**Exercise prompt:** Set the listing down unchanged, minus every embedded image.

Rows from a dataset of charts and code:
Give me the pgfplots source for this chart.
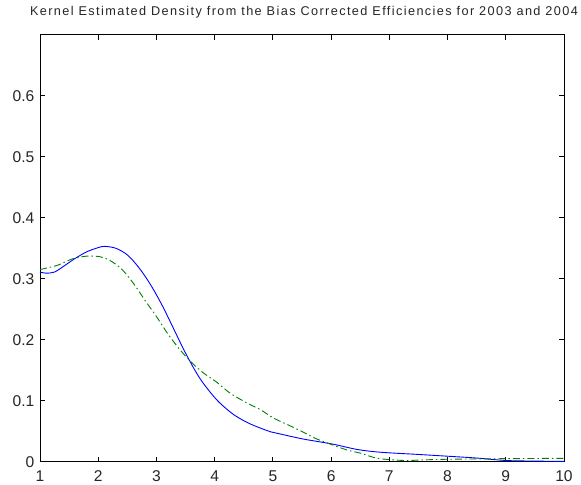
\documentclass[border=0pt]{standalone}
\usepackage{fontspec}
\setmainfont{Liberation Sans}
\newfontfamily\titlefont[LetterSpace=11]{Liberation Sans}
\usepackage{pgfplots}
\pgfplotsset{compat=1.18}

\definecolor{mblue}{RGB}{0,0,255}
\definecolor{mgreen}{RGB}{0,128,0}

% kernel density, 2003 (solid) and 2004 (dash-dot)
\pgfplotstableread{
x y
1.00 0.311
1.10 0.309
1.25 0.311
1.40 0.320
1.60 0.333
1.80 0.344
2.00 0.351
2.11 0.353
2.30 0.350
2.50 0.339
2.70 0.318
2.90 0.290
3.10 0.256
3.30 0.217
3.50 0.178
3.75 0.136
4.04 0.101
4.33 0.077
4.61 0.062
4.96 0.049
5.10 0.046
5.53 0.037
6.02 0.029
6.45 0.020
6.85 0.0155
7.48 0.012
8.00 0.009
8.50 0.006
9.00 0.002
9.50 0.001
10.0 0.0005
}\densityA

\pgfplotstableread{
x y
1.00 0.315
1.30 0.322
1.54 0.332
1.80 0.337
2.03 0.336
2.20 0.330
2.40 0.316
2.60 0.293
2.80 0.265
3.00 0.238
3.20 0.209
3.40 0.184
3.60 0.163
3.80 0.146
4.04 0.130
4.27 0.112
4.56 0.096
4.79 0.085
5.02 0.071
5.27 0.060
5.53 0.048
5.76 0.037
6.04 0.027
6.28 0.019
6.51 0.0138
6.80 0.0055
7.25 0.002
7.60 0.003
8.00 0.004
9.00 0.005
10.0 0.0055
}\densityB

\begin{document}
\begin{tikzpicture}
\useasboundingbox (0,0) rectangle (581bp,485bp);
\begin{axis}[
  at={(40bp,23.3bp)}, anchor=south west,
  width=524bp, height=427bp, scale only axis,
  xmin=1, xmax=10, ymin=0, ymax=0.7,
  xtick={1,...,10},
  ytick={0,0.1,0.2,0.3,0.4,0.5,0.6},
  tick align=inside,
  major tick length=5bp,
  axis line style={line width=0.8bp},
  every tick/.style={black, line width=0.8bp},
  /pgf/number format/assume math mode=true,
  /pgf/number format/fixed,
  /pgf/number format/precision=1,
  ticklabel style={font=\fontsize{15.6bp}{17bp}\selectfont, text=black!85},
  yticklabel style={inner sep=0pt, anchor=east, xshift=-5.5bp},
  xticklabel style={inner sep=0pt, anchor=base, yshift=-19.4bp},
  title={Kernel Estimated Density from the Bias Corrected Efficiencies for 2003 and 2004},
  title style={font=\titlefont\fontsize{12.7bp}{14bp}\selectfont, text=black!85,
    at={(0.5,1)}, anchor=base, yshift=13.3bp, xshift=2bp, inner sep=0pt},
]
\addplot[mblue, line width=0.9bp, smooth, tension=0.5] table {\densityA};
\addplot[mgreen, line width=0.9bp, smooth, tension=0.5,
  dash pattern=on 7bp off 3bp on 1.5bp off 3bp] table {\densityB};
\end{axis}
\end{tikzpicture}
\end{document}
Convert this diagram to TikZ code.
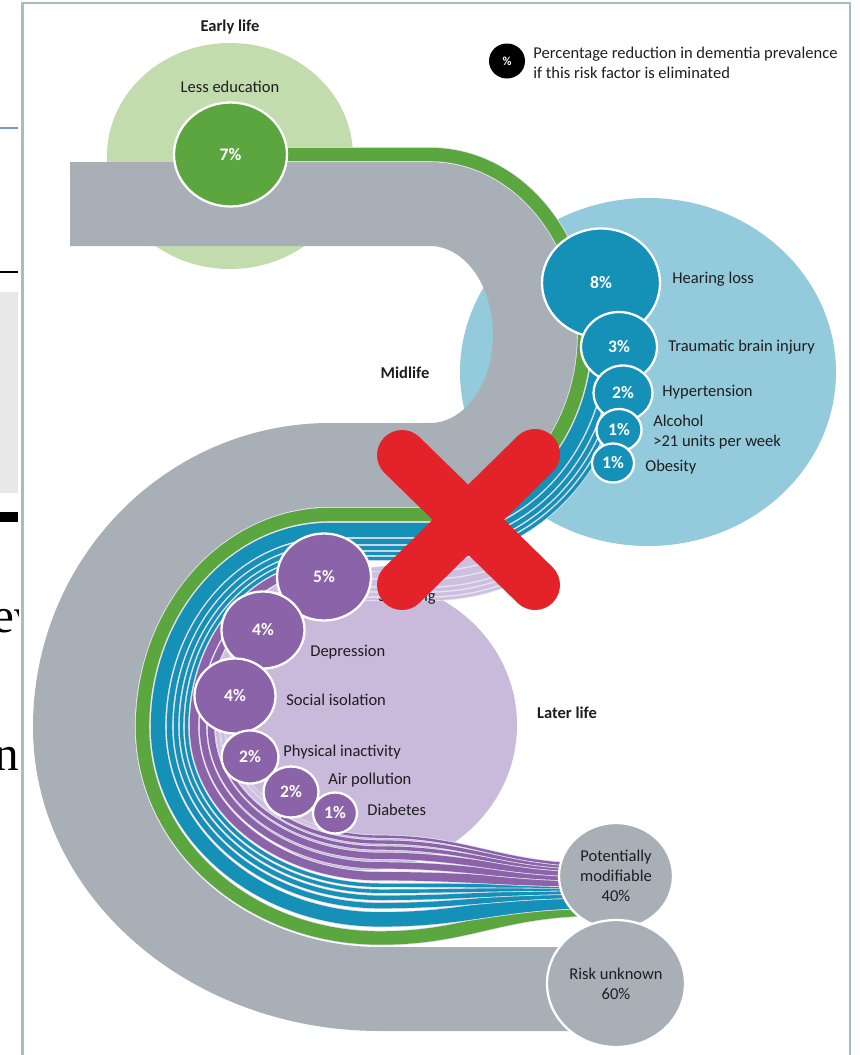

**Written answer:**
Give me the pgfplots source for this chart.
\documentclass[border=0pt]{standalone}
\usepackage{fontspec}
\setmainfont{Liberation Sans}
\newfontfamily\titlefont[LetterSpace=11]{Liberation Sans}
\usepackage{pgfplots}
\pgfplotsset{compat=1.18}

\definecolor{mblue}{RGB}{0,0,255}
\definecolor{mgreen}{RGB}{0,128,0}

% kernel density, 2003 (solid) and 2004 (dash-dot)
\pgfplotstableread{
x y
1.00 0.311
1.10 0.309
1.25 0.311
1.40 0.320
1.60 0.333
1.80 0.344
2.00 0.351
2.11 0.353
2.30 0.350
2.50 0.339
2.70 0.318
2.90 0.290
3.10 0.256
3.30 0.217
3.50 0.178
3.75 0.136
4.04 0.101
4.33 0.077
4.61 0.062
4.96 0.049
5.10 0.046
5.53 0.037
6.02 0.029
6.45 0.020
6.85 0.0155
7.48 0.012
8.00 0.009
8.50 0.006
9.00 0.002
9.50 0.001
10.0 0.0005
}\densityA

\pgfplotstableread{
x y
1.00 0.315
1.30 0.322
1.54 0.332
1.80 0.337
2.03 0.336
2.20 0.330
2.40 0.316
2.60 0.293
2.80 0.265
3.00 0.238
3.20 0.209
3.40 0.184
3.60 0.163
3.80 0.146
4.04 0.130
4.27 0.112
4.56 0.096
4.79 0.085
5.02 0.071
5.27 0.060
5.53 0.048
5.76 0.037
6.04 0.027
6.28 0.019
6.51 0.0138
6.80 0.0055
7.25 0.002
7.60 0.003
8.00 0.004
9.00 0.005
10.0 0.0055
}\densityB

\begin{document}
\begin{tikzpicture}
\useasboundingbox (0,0) rectangle (581bp,485bp);
\begin{axis}[
  at={(40bp,23.3bp)}, anchor=south west,
  width=524bp, height=427bp, scale only axis,
  xmin=1, xmax=10, ymin=0, ymax=0.7,
  xtick={1,...,10},
  ytick={0,0.1,0.2,0.3,0.4,0.5,0.6},
  tick align=inside,
  major tick length=5bp,
  axis line style={line width=0.8bp},
  every tick/.style={black, line width=0.8bp},
  /pgf/number format/assume math mode=true,
  /pgf/number format/fixed,
  /pgf/number format/precision=1,
  ticklabel style={font=\fontsize{15.6bp}{17bp}\selectfont, text=black!85},
  yticklabel style={inner sep=0pt, anchor=east, xshift=-5.5bp},
  xticklabel style={inner sep=0pt, anchor=base, yshift=-19.4bp},
  title={Kernel Estimated Density from the Bias Corrected Efficiencies for 2003 and 2004},
  title style={font=\titlefont\fontsize{12.7bp}{14bp}\selectfont, text=black!85,
    at={(0.5,1)}, anchor=base, yshift=13.3bp, xshift=2bp, inner sep=0pt},
]
\addplot[mblue, line width=0.9bp, smooth, tension=0.5] table {\densityA};
\addplot[mgreen, line width=0.9bp, smooth, tension=0.5,
  dash pattern=on 7bp off 3bp on 1.5bp off 3bp] table {\densityB};
\end{axis}
\end{tikzpicture}
\end{document}
Convert this diagram to TikZ code.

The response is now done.